Description of the task ▸
Produce a word-for-word copy of the listing below without its pictures.

Supplied data ▸
↓

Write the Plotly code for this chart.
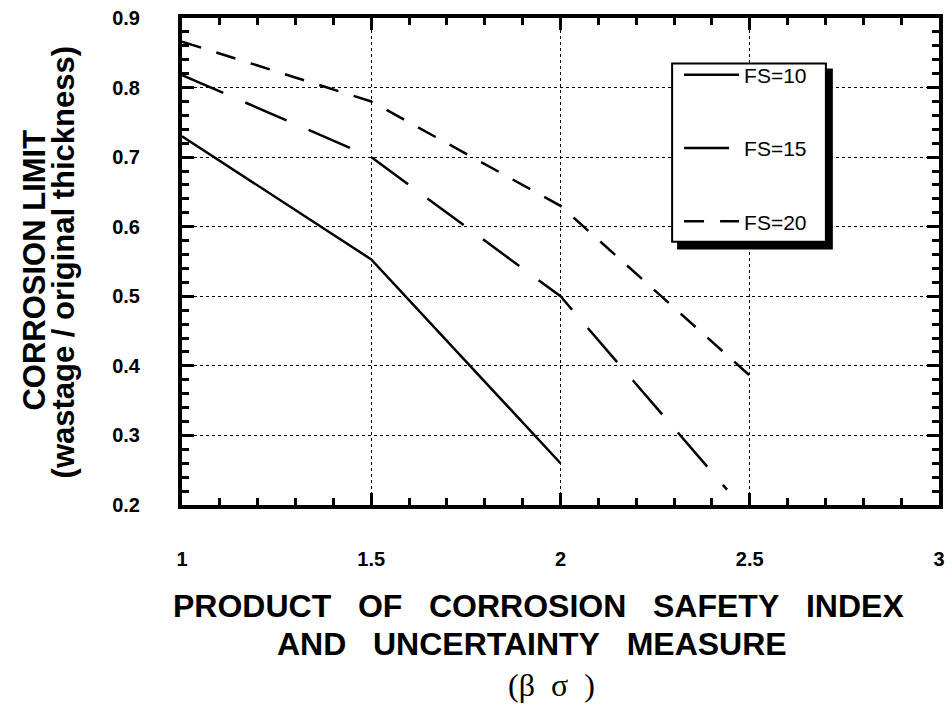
import plotly.graph_objects as go

# ---- data ----
x_fs10 = [1.0, 1.5, 2.0]
y_fs10 = [0.73, 0.553, 0.26]

x_fs15 = [1.0, 1.5, 2.0, 2.44]
y_fs15 = [0.818, 0.70, 0.50, 0.222]

x_fs20 = [1.0, 1.5, 2.0, 2.5]
y_fs20 = [0.866, 0.78, 0.63, 0.386]

series_names = ["FS=10", "FS=15", "FS=20"]
x_ticks = [1, 1.5, 2, 2.5, 3]
x_ticktext = ["1", "1.5", "2", "2.5", "3"]
y_ticks = [0.2, 0.3, 0.4, 0.5, 0.6, 0.7, 0.8, 0.9]
y_ticktext = ["0.2", "0.3", "0.4", "0.5", "0.6", "0.7", "0.8", "0.9"]

W, H = 952, 709
ML, MR, MT, MB = 182, 7, 13, 204
PW = W - ML - MR
PH = H - MT - MB


def px_x(p):
    return (p - ML) / PW


def px_y(p):
    return (H - MB - p) / PH


fig = go.Figure()
dashes = ["solid", "45px,24px", "20px,16px"]
xs = [x_fs10, x_fs15, x_fs20]
ys = [y_fs10, y_fs15, y_fs20]
for i, name in enumerate(series_names):
    fig.add_trace(go.Scatter(
        x=xs[i], y=ys[i], mode="lines", name=name,
        legendgroup=name,
        line=dict(color="black", width=2.5, dash=dashes[i]),
    ))

axis_common = dict(
    showline=True, linecolor="black", linewidth=4, mirror="allticks",
    ticks="inside", ticklen=12, tickwidth=3, tickcolor="black",
    showgrid=True, gridcolor="black", gridwidth=1, griddash="dot",
    zeroline=False,
    tickfont=dict(family="Liberation Sans", size=20, color="black", weight="bold"),
)

fig.update_xaxes(
    range=[1, 3], tickmode="array", tickvals=x_ticks, ticktext=x_ticktext,
    ticklabelstandoff=33,
    minor=dict(dtick=0.1, ticks="inside", ticklen=7, tickwidth=3, tickcolor="black", showgrid=False),
    **axis_common,
)
fig.update_yaxes(
    range=[0.2, 0.9], tickmode="array", tickvals=y_ticks, ticktext=y_ticktext,
    ticklabelstandoff=34,
    minor=dict(dtick=0.02, ticks="inside", ticklen=7, tickwidth=3, tickcolor="black", showgrid=False),
    **axis_common,
)

title_font = dict(family="Liberation Sans", size=31, color="black", weight="bold")
xtitle_font = dict(family="Liberation Sans", size=32, color="black", weight="bold")
nb = "\u00a0"
sp = nb * 3
annotations = [
    dict(text="CORROSION LIMIT", x=px_x(33), y=px_y(268), textangle=-90, font=title_font),
    dict(text="(wastage / original thickness)", x=px_x(63), y=px_y(260), textangle=-90, font=title_font),
    dict(text=f"PRODUCT{sp}OF{sp}CORROSION{sp}SAFETY{sp}INDEX", x=px_x(541), y=px_y(607), font=xtitle_font),
    dict(text=f"AND{sp}UNCERTAINTY{sp}MEASURE", x=px_x(535), y=px_y(645), font=xtitle_font),
    dict(text=f"(β{nb}{nb}σ{nb}{nb})", x=px_x(554), y=px_y(687),
         font=dict(family="Liberation Serif", size=32, color="black")),
]
for a in annotations:
    a.update(xref="paper", yref="paper", showarrow=False, xanchor="center", yanchor="middle")

# legend frame with drop shadow
shapes = [
    dict(type="rect", xref="paper", yref="paper",
         x0=px_x(681), x1=px_x(838), y0=px_y(247), y1=px_y(64),
         fillcolor="black", line=dict(width=0), layer="above"),
    dict(type="rect", xref="paper", yref="paper",
         x0=px_x(676), x1=px_x(831), y0=px_y(239), y1=px_y(59),
         fillcolor="white", line=dict(color="black", width=2), layer="above"),
]

fig.update_layout(
    width=W, height=H,
    margin=dict(l=ML, r=MR, t=MT, b=MB),
    paper_bgcolor="white", plot_bgcolor="white",
    showlegend=True,
    legend=dict(
        x=px_x(683), y=px_y(50), xanchor="left", yanchor="top",
        bgcolor="rgba(0,0,0,0)", borderwidth=0,
        font=dict(family="Liberation Sans", size=21, color="black"),
        tracegroupgap=43, traceorder="grouped", itemwidth=55,
    ),
    annotations=annotations,
    shapes=shapes,
)

fig.write_html("out.html", config={"displayModeBar": False},
               post_script="document.body.style.margin='0px';")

↑

Task answer ▸
Write the Plotly code for this chart.
import plotly.graph_objects as go

# ---- data ----
x_fs10 = [1.0, 1.5, 2.0]
y_fs10 = [0.73, 0.553, 0.26]

x_fs15 = [1.0, 1.5, 2.0, 2.44]
y_fs15 = [0.818, 0.70, 0.50, 0.222]

x_fs20 = [1.0, 1.5, 2.0, 2.5]
y_fs20 = [0.866, 0.78, 0.63, 0.386]

series_names = ["FS=10", "FS=15", "FS=20"]
x_ticks = [1, 1.5, 2, 2.5, 3]
x_ticktext = ["1", "1.5", "2", "2.5", "3"]
y_ticks = [0.2, 0.3, 0.4, 0.5, 0.6, 0.7, 0.8, 0.9]
y_ticktext = ["0.2", "0.3", "0.4", "0.5", "0.6", "0.7", "0.8", "0.9"]

W, H = 952, 709
ML, MR, MT, MB = 182, 7, 13, 204
PW = W - ML - MR
PH = H - MT - MB


def px_x(p):
    return (p - ML) / PW


def px_y(p):
    return (H - MB - p) / PH


fig = go.Figure()
dashes = ["solid", "45px,24px", "20px,16px"]
xs = [x_fs10, x_fs15, x_fs20]
ys = [y_fs10, y_fs15, y_fs20]
for i, name in enumerate(series_names):
    fig.add_trace(go.Scatter(
        x=xs[i], y=ys[i], mode="lines", name=name,
        legendgroup=name,
        line=dict(color="black", width=2.5, dash=dashes[i]),
    ))

axis_common = dict(
    showline=True, linecolor="black", linewidth=4, mirror="allticks",
    ticks="inside", ticklen=12, tickwidth=3, tickcolor="black",
    showgrid=True, gridcolor="black", gridwidth=1, griddash="dot",
    zeroline=False,
    tickfont=dict(family="Liberation Sans", size=20, color="black", weight="bold"),
)

fig.update_xaxes(
    range=[1, 3], tickmode="array", tickvals=x_ticks, ticktext=x_ticktext,
    ticklabelstandoff=33,
    minor=dict(dtick=0.1, ticks="inside", ticklen=7, tickwidth=3, tickcolor="black", showgrid=False),
    **axis_common,
)
fig.update_yaxes(
    range=[0.2, 0.9], tickmode="array", tickvals=y_ticks, ticktext=y_ticktext,
    ticklabelstandoff=34,
    minor=dict(dtick=0.02, ticks="inside", ticklen=7, tickwidth=3, tickcolor="black", showgrid=False),
    **axis_common,
)

title_font = dict(family="Liberation Sans", size=31, color="black", weight="bold")
xtitle_font = dict(family="Liberation Sans", size=32, color="black", weight="bold")
nb = "\u00a0"
sp = nb * 3
annotations = [
    dict(text="CORROSION LIMIT", x=px_x(33), y=px_y(268), textangle=-90, font=title_font),
    dict(text="(wastage / original thickness)", x=px_x(63), y=px_y(260), textangle=-90, font=title_font),
    dict(text=f"PRODUCT{sp}OF{sp}CORROSION{sp}SAFETY{sp}INDEX", x=px_x(541), y=px_y(607), font=xtitle_font),
    dict(text=f"AND{sp}UNCERTAINTY{sp}MEASURE", x=px_x(535), y=px_y(645), font=xtitle_font),
    dict(text=f"(β{nb}{nb}σ{nb}{nb})", x=px_x(554), y=px_y(687),
         font=dict(family="Liberation Serif", size=32, color="black")),
]
for a in annotations:
    a.update(xref="paper", yref="paper", showarrow=False, xanchor="center", yanchor="middle")

# legend frame with drop shadow
shapes = [
    dict(type="rect", xref="paper", yref="paper",
         x0=px_x(681), x1=px_x(838), y0=px_y(247), y1=px_y(64),
         fillcolor="black", line=dict(width=0), layer="above"),
    dict(type="rect", xref="paper", yref="paper",
         x0=px_x(676), x1=px_x(831), y0=px_y(239), y1=px_y(59),
         fillcolor="white", line=dict(color="black", width=2), layer="above"),
]

fig.update_layout(
    width=W, height=H,
    margin=dict(l=ML, r=MR, t=MT, b=MB),
    paper_bgcolor="white", plot_bgcolor="white",
    showlegend=True,
    legend=dict(
        x=px_x(683), y=px_y(50), xanchor="left", yanchor="top",
        bgcolor="rgba(0,0,0,0)", borderwidth=0,
        font=dict(family="Liberation Sans", size=21, color="black"),
        tracegroupgap=43, traceorder="grouped", itemwidth=55,
    ),
    annotations=annotations,
    shapes=shapes,
)

fig.write_html("out.html", config={"displayModeBar": False},
               post_script="document.body.style.margin='0px';")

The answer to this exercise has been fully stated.